Instruction. Look at the data below and print exactly the lines from its first line through the line with "as still being\\trapped"; the pictures stay out of the copy.

Source material.
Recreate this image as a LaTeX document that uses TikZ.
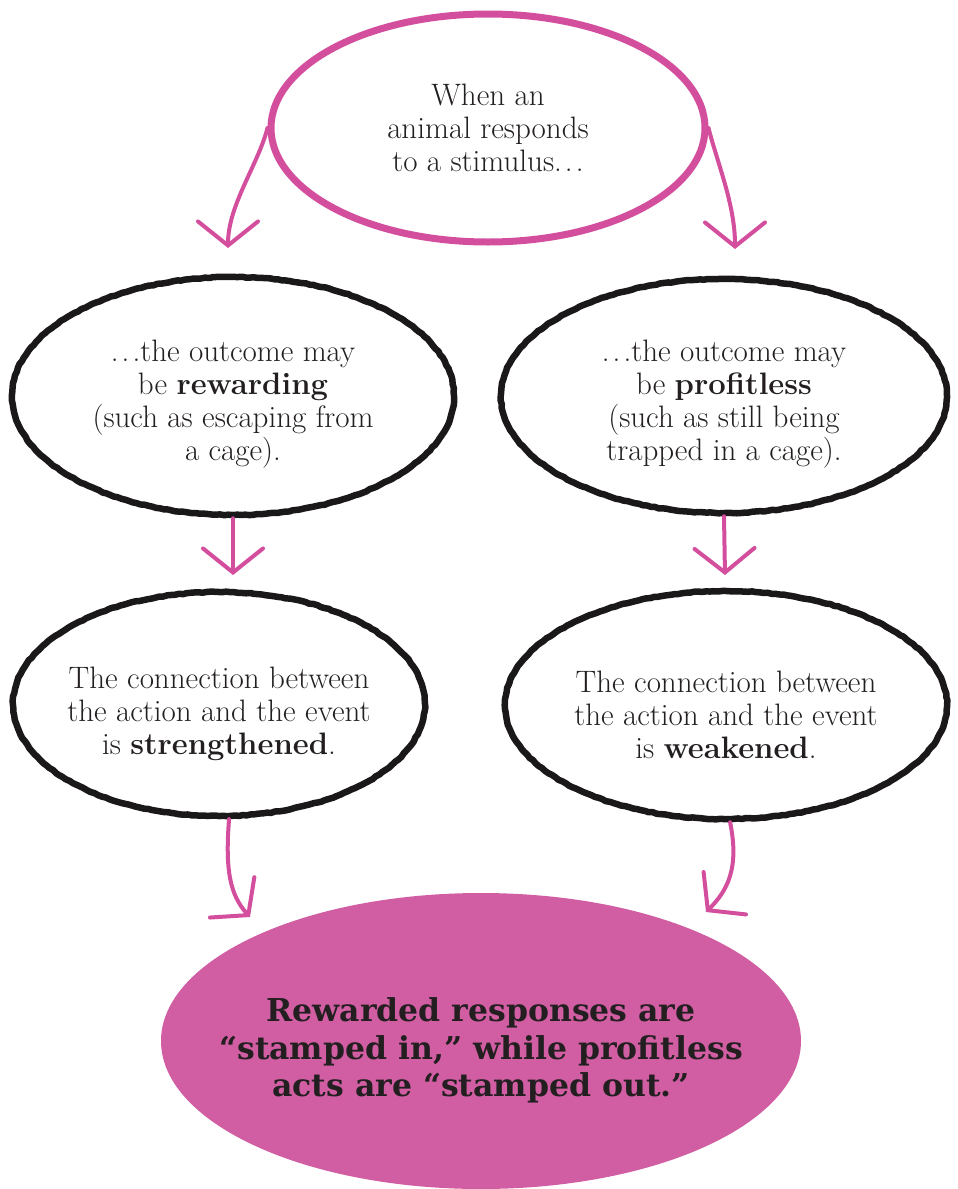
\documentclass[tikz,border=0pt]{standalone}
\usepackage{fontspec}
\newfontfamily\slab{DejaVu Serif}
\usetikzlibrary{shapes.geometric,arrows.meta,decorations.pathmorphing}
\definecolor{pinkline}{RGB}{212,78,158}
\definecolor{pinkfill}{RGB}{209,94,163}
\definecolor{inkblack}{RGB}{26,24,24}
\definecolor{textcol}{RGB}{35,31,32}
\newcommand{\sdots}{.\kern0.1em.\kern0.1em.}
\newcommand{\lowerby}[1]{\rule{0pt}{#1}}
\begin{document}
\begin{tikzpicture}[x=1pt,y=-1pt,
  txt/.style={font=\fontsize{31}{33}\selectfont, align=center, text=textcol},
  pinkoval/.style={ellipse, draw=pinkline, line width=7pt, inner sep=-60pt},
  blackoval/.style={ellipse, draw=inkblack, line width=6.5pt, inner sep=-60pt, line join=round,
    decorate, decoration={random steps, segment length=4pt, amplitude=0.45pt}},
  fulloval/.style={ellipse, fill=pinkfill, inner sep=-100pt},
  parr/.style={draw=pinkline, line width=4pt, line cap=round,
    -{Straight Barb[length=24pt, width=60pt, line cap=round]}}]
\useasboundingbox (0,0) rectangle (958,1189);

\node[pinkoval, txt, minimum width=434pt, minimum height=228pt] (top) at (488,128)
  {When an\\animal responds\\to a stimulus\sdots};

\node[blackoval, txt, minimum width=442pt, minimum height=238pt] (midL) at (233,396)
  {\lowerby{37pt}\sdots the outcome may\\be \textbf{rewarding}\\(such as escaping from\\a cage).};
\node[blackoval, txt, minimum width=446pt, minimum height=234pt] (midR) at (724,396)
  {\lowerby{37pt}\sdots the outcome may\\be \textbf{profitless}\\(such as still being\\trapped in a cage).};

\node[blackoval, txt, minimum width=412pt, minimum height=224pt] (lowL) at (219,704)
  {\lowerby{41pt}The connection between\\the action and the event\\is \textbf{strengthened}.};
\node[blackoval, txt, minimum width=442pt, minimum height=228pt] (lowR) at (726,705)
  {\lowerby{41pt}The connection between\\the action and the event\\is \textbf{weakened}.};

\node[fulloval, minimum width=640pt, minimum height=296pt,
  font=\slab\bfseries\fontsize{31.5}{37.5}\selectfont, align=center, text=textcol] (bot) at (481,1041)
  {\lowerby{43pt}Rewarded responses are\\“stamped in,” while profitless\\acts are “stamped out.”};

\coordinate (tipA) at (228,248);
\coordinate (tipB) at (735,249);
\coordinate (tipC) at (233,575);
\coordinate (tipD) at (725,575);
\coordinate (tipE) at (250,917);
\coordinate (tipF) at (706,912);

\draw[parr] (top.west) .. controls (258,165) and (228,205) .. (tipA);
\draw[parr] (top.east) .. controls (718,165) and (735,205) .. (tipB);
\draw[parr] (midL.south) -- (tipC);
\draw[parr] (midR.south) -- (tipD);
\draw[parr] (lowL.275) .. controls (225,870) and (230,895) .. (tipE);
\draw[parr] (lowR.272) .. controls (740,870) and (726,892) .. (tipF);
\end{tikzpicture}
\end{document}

Expected output.
Recreate this image as a LaTeX document that uses TikZ.
\documentclass[tikz,border=0pt]{standalone}
\usepackage{fontspec}
\newfontfamily\slab{DejaVu Serif}
\usetikzlibrary{shapes.geometric,arrows.meta,decorations.pathmorphing}
\definecolor{pinkline}{RGB}{212,78,158}
\definecolor{pinkfill}{RGB}{209,94,163}
\definecolor{inkblack}{RGB}{26,24,24}
\definecolor{textcol}{RGB}{35,31,32}
\newcommand{\sdots}{.\kern0.1em.\kern0.1em.}
\newcommand{\lowerby}[1]{\rule{0pt}{#1}}
\begin{document}
\begin{tikzpicture}[x=1pt,y=-1pt,
  txt/.style={font=\fontsize{31}{33}\selectfont, align=center, text=textcol},
  pinkoval/.style={ellipse, draw=pinkline, line width=7pt, inner sep=-60pt},
  blackoval/.style={ellipse, draw=inkblack, line width=6.5pt, inner sep=-60pt, line join=round,
    decorate, decoration={random steps, segment length=4pt, amplitude=0.45pt}},
  fulloval/.style={ellipse, fill=pinkfill, inner sep=-100pt},
  parr/.style={draw=pinkline, line width=4pt, line cap=round,
    -{Straight Barb[length=24pt, width=60pt, line cap=round]}}]
\useasboundingbox (0,0) rectangle (958,1189);

\node[pinkoval, txt, minimum width=434pt, minimum height=228pt] (top) at (488,128)
  {When an\\animal responds\\to a stimulus\sdots};

\node[blackoval, txt, minimum width=442pt, minimum height=238pt] (midL) at (233,396)
  {\lowerby{37pt}\sdots the outcome may\\be \textbf{rewarding}\\(such as escaping from\\a cage).};
\node[blackoval, txt, minimum width=446pt, minimum height=234pt] (midR) at (724,396)
  {\lowerby{37pt}\sdots the outcome may\\be \textbf{profitless}\\(such as still being\\trapped in a cage).};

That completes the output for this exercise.